■ What is being asked ■
Retype the opening lines of the data exactly, stopping after the line that contains "invitation_hi = [-0.77, -0.32, 0.28, 0.80, 1.04, 1.56]". Skip every picture.

━━ Source excerpt

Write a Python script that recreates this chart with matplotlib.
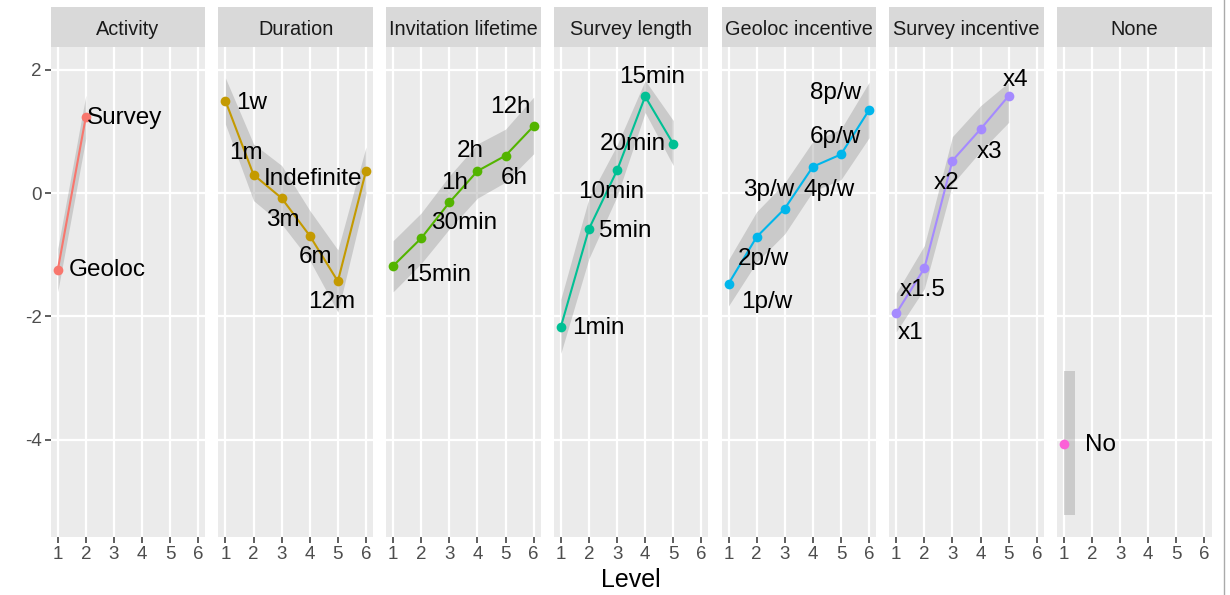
# imports
import numpy as np
import matplotlib.pyplot as plt
from matplotlib.lines import Line2D

plt.rcParams['font.family'] = ['Liberation Sans', 'DejaVu Sans']
plt.rcParams['axes.unicode_minus'] = False

# data: effect estimate per attribute level, with lower/upper band
facets = ['Activity', 'Duration', 'Invitation lifetime', 'Survey length',
          'Geoloc incentive', 'Survey incentive', 'None']
colors = ['#F8766D', '#C49A00', '#53B400', '#00C094', '#00B6EB', '#A58AFF', '#FB61D7']

activity_labels = ['Geoloc', 'Survey']
activity_est = [-1.25, 1.24]
activity_lo = [-1.60, 0.89]
activity_hi = [-0.90, 1.59]

duration_labels = ['1w', '1m', '3m', '6m', '12m', 'Indefinite']
duration_est = [1.50, 0.30, -0.08, -0.69, -1.43, 0.36]
duration_lo = [1.12, -0.12, -0.50, -1.09, -1.93, -0.02]
duration_hi = [1.87, 0.80, 0.45, -0.28, -0.92, 0.75]

invitation_labels = ['15min', '30min', '1h', '2h', '6h', '12h']
invitation_est = [-1.18, -0.73, -0.15, 0.36, 0.61, 1.09]
invitation_lo = [-1.60, -1.14, -0.58, -0.08, 0.18, 0.64]
invitation_hi = [-0.77, -0.32, 0.28, 0.80, 1.04, 1.56]

length_labels = ['1min', '5min', '10min', '15min', '20min']
length_est = [-2.17, -0.58, 0.37, 1.57, 0.80]
length_lo = [-2.60, -1.06, -0.05, 1.31, 0.45]
length_hi = [-1.72, -0.08, 0.78, 1.83, 1.18]

geoloc_labels = ['1p/w', '2p/w', '3p/w', '4p/w', '6p/w', '8p/w']
geoloc_est = [-1.47, -0.71, -0.25, 0.43, 0.63, 1.35]
geoloc_lo = [-1.83, -1.12, -0.66, 0.03, 0.22, 0.90]
geoloc_hi = [-1.08, -0.30, 0.17, 0.84, 1.04, 1.80]

incentive_labels = ['x1', 'x1.5', 'x2', 'x3', 'x4']
incentive_est = [-1.95, -1.22, 0.53, 1.04, 1.58]
incentive_lo = [-2.25, -1.55, 0.15, 0.68, 1.15]
incentive_hi = [-1.62, -0.85, 0.92, 1.42, 1.80]

none_labels = ['No']
none_est = [-4.07]
none_lo = [-5.22]
none_hi = [-2.88]

# label nudges in pixels (right, down) from each point
nudges = [
    [(50, 0), (39, 1)],
    [(26, 2), (-8, -22), (1, 22), (6, 21), (-6, 21), (-53, 8)],
    [(45, 9), (43, -15), (5, -19), (-7, -20), (9, 22), (-23, -19)],
    [(38, 1), (36, 2), (-6, 22), (7, -19), (-40, 0)],
    [(38, 18), (7, 22), (-16, -19), (16, 23), (-6, -17), (-34, -17)],
    [(14, 20), (-2, 22), (-6, 22), (9, 23), (7, -16)],
    [(37, 1)],
]

series = [
    (activity_labels, activity_est, activity_lo, activity_hi),
    (duration_labels, duration_est, duration_lo, duration_hi),
    (invitation_labels, invitation_est, invitation_lo, invitation_hi),
    (length_labels, length_est, length_lo, length_hi),
    (geoloc_labels, geoloc_est, geoloc_lo, geoloc_hi),
    (incentive_labels, incentive_est, incentive_lo, incentive_hi),
    (none_labels, none_est, none_lo, none_hi),
]

# layout in pixels
W, H = 1230, 595
left0, pw, gap = 50.7, 154.6, 13.1
top, bottom, strip_top = 46.7, 536.7, 7.3

fig = plt.figure(figsize=(W / 100, H / 100), dpi=100)

for i, (name, col, (labs, est, lo, hi), nud) in enumerate(zip(facets, colors, series, nudges)):
    x0 = left0 + i * (pw + gap)
    ax = fig.add_axes([x0 / W, 1 - bottom / H, pw / W, (bottom - top) / H])
    ax.set_facecolor('#EBEBEB')
    for s in ax.spines.values():
        s.set_visible(False)
    ax.set_xlim(0.75, 6.25)
    ax.set_ylim(-5.575, 2.378)
    ax.set_xticks(range(1, 7))
    ax.set_yticks([-4, -2, 0, 2])
    ax.grid(color='white', lw=1.6)
    ax.set_axisbelow(True)
    ax.tick_params(color='#333333', labelcolor='#4D4D4D', labelsize=13.5,
                   length=4, width=1.1, pad=2.5)
    if i > 0:
        ax.tick_params(axis='y', left=False, labelleft=False)

    lv = np.arange(1, len(est) + 1)
    lo = np.array(lo)
    hi = np.array(hi)
    if len(est) > 1:
        ax.fill_between(lv, lo, hi, color='#999999', alpha=0.4, lw=0)
    else:
        ax.bar(lv, hi - lo, bottom=lo, width=0.4, align='edge',
               color='#999999', alpha=0.4, lw=0)
    ax.plot(lv, est, color=col, lw=1.5, marker='o', ms=7, mew=0)

    for x, y, lab, (dx, dy) in zip(lv, est, labs, nud):
        ax.annotate(lab, (x, y), xytext=(dx * 0.72, -dy * 0.72),
                    textcoords='offset points', ha='center', va='center',
                    fontsize=17.5, color='black')

    # facet strip
    st = fig.add_axes([x0 / W, 1 - top / H, pw / W, (top - strip_top) / H])
    st.set_facecolor('#D9D9D9')
    st.set_xticks([])
    st.set_yticks([])
    for s in st.spines.values():
        s.set_visible(False)
    st.text(0.5, 0.44, name, ha='center', va='center', fontsize=14.3,
            color='#1A1A1A', transform=st.transAxes)

fig.text((left0 + 3.5 * pw + 3 * gap) / W, 1 - 580 / H, 'Level',
         ha='center', va='center', fontsize=18, color='black')
fig.add_artist(Line2D([1224 / W, 1224 / W], [0, 1], color='#AAAAAA', lw=1))

plt.savefig('out.png', dpi=100)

━━━━

■ Finished exercise ■
Write a Python script that recreates this chart with matplotlib.
# imports
import numpy as np
import matplotlib.pyplot as plt
from matplotlib.lines import Line2D

plt.rcParams['font.family'] = ['Liberation Sans', 'DejaVu Sans']
plt.rcParams['axes.unicode_minus'] = False

# data: effect estimate per attribute level, with lower/upper band
facets = ['Activity', 'Duration', 'Invitation lifetime', 'Survey length',
          'Geoloc incentive', 'Survey incentive', 'None']
colors = ['#F8766D', '#C49A00', '#53B400', '#00C094', '#00B6EB', '#A58AFF', '#FB61D7']

activity_labels = ['Geoloc', 'Survey']
activity_est = [-1.25, 1.24]
activity_lo = [-1.60, 0.89]
activity_hi = [-0.90, 1.59]

duration_labels = ['1w', '1m', '3m', '6m', '12m', 'Indefinite']
duration_est = [1.50, 0.30, -0.08, -0.69, -1.43, 0.36]
duration_lo = [1.12, -0.12, -0.50, -1.09, -1.93, -0.02]
duration_hi = [1.87, 0.80, 0.45, -0.28, -0.92, 0.75]

invitation_labels = ['15min', '30min', '1h', '2h', '6h', '12h']
invitation_est = [-1.18, -0.73, -0.15, 0.36, 0.61, 1.09]
invitation_lo = [-1.60, -1.14, -0.58, -0.08, 0.18, 0.64]
invitation_hi = [-0.77, -0.32, 0.28, 0.80, 1.04, 1.56]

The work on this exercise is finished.